There are plenty of ways that businesses can communicate the complexity of the ideas they want to present. Whether these messages aimed at employees, consumers, shareholders or more general audiences, it’s important that the quality and clarity of the overall idea remains intact. While some types of technology may convey at least part of the message, it’s essential that organizations integrate enterprise video solutions into their operations so that all target audiences are able to gain the best understanding as to what it is businesses are actually trying to say.
Finding better resources
As Virtual Strategy stated, some companies are implementing enterprise video solutions in a way that makes them more dynamic and aggressive in terms of reaching out to the people they must engage. These firms are accomplishing these feats by gaining access to video communication tools that help improve connectivity and overall integration of business services.
Corporations like Unilever, Fiat and Esurance are making use of tools that allow for international collaboration, enhanced lines of communication and better self-service solutions. As the source stated, each of these companies has added a number of different outlets to their enterprise video arrays to ensure that they have maximum visibility and clarity of message. By adding these kinds of easily accessible, flexible and customizable assets to business inventories, organizations are improving teamwork while also setting a more modern and progressive tone for themselves as compared to the competition. These marks of excellence could prove a significant bonus to corporations trying to establish themselves as thought leaders even in the most cut-throat industries.
“Video should be an integral part of any enterprise communication strategy and the more accessible it is, the more pervasive it will become,” Kontiki’s CEO, Dan Vetras, told the source. He added that more companies are using Kontiki and its services as businesses recognize the power innovative applications can offer on top of the inherent value that video for business offers organizations.
Recognizing key issues
This highlights a point made by eWeek’s Jeffrey Burt in a recent article. He wrote for the source that it’s necessary for companies to start thinking actively about how their solutions work overall and get invested in the best products and services, instead of merely finding the ones that can meet bare-bones expectations. After all, when organizations start cutting corners, it’s likely to show on the user’s side. When operations and application strength start to wane, there can be considerable engagement and retention issues for businesses.
“Anyone can build a system that’s low cost, but not everyone can build something that’s low cost and gives a great user experience,” said video communications expert Rowan Trollope.
Considering the growing number and variety of user endpoints, it’s essential that businesses think about their user environments while they’re selecting video communication assets. Otherwise, it’s possible that these applications and network outlets simply won’t be able to deliver the kind of enterprise experiences that target audiences expect to experience.

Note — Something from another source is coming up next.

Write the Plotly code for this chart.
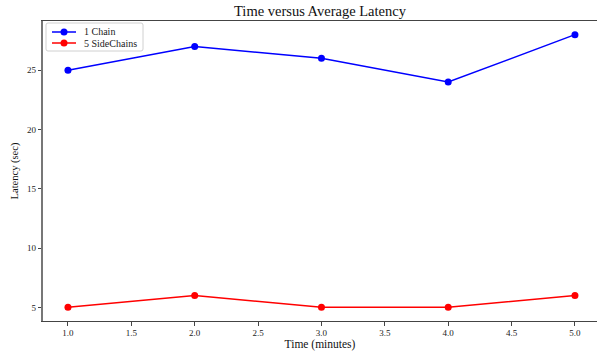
import plotly.graph_objects as go

time_min = [1.0, 2.0, 3.0, 4.0, 5.0]
one_chain = [25, 27, 26, 24, 28]
five_sidechains = [5, 6, 5, 5, 6]
series_names = ["1 Chain", "5 SideChains"]
series_colors = ["#0000ff", "#ff0000"]
x_ticks = [1.0, 1.5, 2.0, 2.5, 3.0, 3.5, 4.0, 4.5, 5.0]
y_ticks = [5, 10, 15, 20, 25]

FONT = "Liberation Serif, Times New Roman, serif"
W, H = 597, 351
ML, MR, MT, MB = 43, 0, 21, 30
PW, PH = W - ML - MR, H - MT - MB


def px(p):
    return (p - ML) / PW


def py(p):
    return (H - MB - p) / PH


fig = go.Figure()
for name, vals, col in zip(series_names, [one_chain, five_sidechains], series_colors):
    fig.add_trace(go.Scatter(x=time_min, y=vals, mode="lines+markers", name=name,
                             line=dict(color=col, width=1.5), marker=dict(color=col, size=7),
                             showlegend=False))

# custom legend (matplotlib-like compact box)
shapes = []
annotations = []
bx0, bx1, by0, by1 = 46, 143, 23, 51
r = 2
path = (f"M {px(bx0 + r)} {py(by0)} L {px(bx1 - r)} {py(by0)} Q {px(bx1)} {py(by0)} {px(bx1)} {py(by0 + r)} "
        f"L {px(bx1)} {py(by1 - r)} Q {px(bx1)} {py(by1)} {px(bx1 - r)} {py(by1)} "
        f"L {px(bx0 + r)} {py(by1)} Q {px(bx0)} {py(by1)} {px(bx0)} {py(by1 - r)} "
        f"L {px(bx0)} {py(by0 + r)} Q {px(bx0)} {py(by0)} {px(bx0 + r)} {py(by0)} Z")
shapes.append(dict(type="path", xref="paper", yref="paper", path=path,
                   line=dict(color="#d0d0d0", width=1), fillcolor="rgba(255,255,255,0.8)", layer="above"))
for i, (name, col) in enumerate(zip(series_names, series_colors)):
    yy = 32 + 11 * i
    shapes.append(dict(type="line", xref="paper", yref="paper", x0=px(52), x1=px(76), y0=py(yy), y1=py(yy),
                       line=dict(color=col, width=1.5), layer="above"))
    shapes.append(dict(type="circle", xref="paper", yref="paper", xsizemode="pixel", ysizemode="pixel",
                       xanchor=px(64), yanchor=py(yy), x0=-3.5, x1=3.5, y0=-3.5, y1=3.5,
                       fillcolor=col, line=dict(color=col, width=0), layer="above"))
    annotations.append(dict(text=name, xref="paper", yref="paper", x=px(82), y=py(yy),
                            xanchor="left", yanchor="middle", showarrow=False,
                            font=dict(family=FONT, size=10, color="#222")))

fig.update_layout(
    width=W, height=H,
    margin=dict(l=ML, r=MR, t=MT, b=MB),
    paper_bgcolor="white", plot_bgcolor="white",
    font=dict(family=FONT, size=9, color="#222"),
    title=dict(text="Time versus Average Latency", x=0.5, xref="paper", xanchor="center",
               y=1 - 10.5 / H, yref="container", yanchor="middle",
               font=dict(family=FONT, size=14.5, color="#111")),
    showlegend=False,
    shapes=shapes,
    annotations=annotations,
)
fig.update_xaxes(range=[0.803, 5.174], tickvals=x_ticks, ticktext=[f"{v:.1f}" for v in x_ticks],
                 showgrid=False, zeroline=False, showline=True, linecolor="#444", linewidth=1.2,
                 mirror=True, ticks="outside", ticklen=3.5, tickcolor="#444",
                 title=dict(text="Time (minutes)", font=dict(family=FONT, size=11.5, color="#111"), standoff=3))
fig.update_yaxes(range=[3.85, 29.15], tickvals=y_ticks, showgrid=False, zeroline=False,
                 showline=True, linecolor="#777", linewidth=1.5, mirror=False,
                 ticks="outside", ticklen=3.5, tickcolor="#444",
                 title=dict(text="Latency (sec)", font=dict(family=FONT, size=10.5, color="#111"), standoff=6))

fig.write_html("out.html")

A recent release from Frost and Sullivan showed that businesses must be wary of emerging endpoint options that they may not have integrated into the enterprise video solution landscape before. In the last few years, resources like cloud computing, mobile deployments and high-speed connectivity have helped move people out of the office and into the consumer space. At the same time firms can see even better responses to video communication thanks to these tools, it’s also possible to fall short of expectations when these deployments aren’t equipped to meet current standards for audience access.